September 28th, 2005 at 11:13 am
Not sure about down there – though a friend is still doing great business rehabbing old homes in Chattanooga – but up here in NoVA there has barely been a hiccup. Homes that would have had a bidding war of 15 buyers before the open house now have a bidding war of 5 buyers after the open house. In the worst case scenario, a house will stay on the market for 2-3 weeks (except for the guy in the next office who’s house has been on the market for 2 months, but thats only cause he is in a bad neighborhood and was dumb enough to close on a new home and move in before he sold his old one).

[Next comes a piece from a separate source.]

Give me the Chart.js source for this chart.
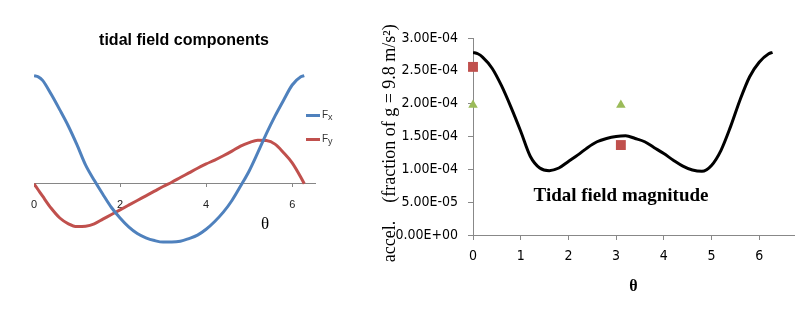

September 28th, 2005 at 1:13 pm
Everyone is wrong. The prime rule of Govt says that my house will go UP in value via the local appraissal district, NEVER down. In fact, it won’t even stay even. The RATE of appraissed increase may slow a teeny bit, but it doesn’t matter what happens, even if a meteorite destroys Dallas…my house in Tyler will be appraised at higher and higher numbers forever. Otherwise how will the bureacrats get merit raises?
It’s like gravity! It’s not just a good idea…it’s the LAW.
Bureacracy and govt spending trumps all. Period. Forever. Never changes. More reliable than time and gravity.
September 28th, 2005 at 1:49 pm
Robert: A surefire way to see your property value in Tyler go down is to have a government road project come through your backyard (like the new 49 Loop). Then watch the bureaucrats scramble to find a way to pay you as little as possible for what once was prime rural farmland located a stone’s throw away from a thriving municipality.
September 29th, 2005 at 7:54 am
Are you talking realtor appraisal or tax appraisal? Realtors usually look at what houses in the neighborhood are selling for, and price your home near that. They are much more adaptive to market forces than tax appraisals.
September 29th, 2005 at 2:33 pm
Robert:
My home’s appraised value (in Memphis) went down since last year. It happened to a lot of people here; they re-worked the appraisal formula causing many home appraisals to go down.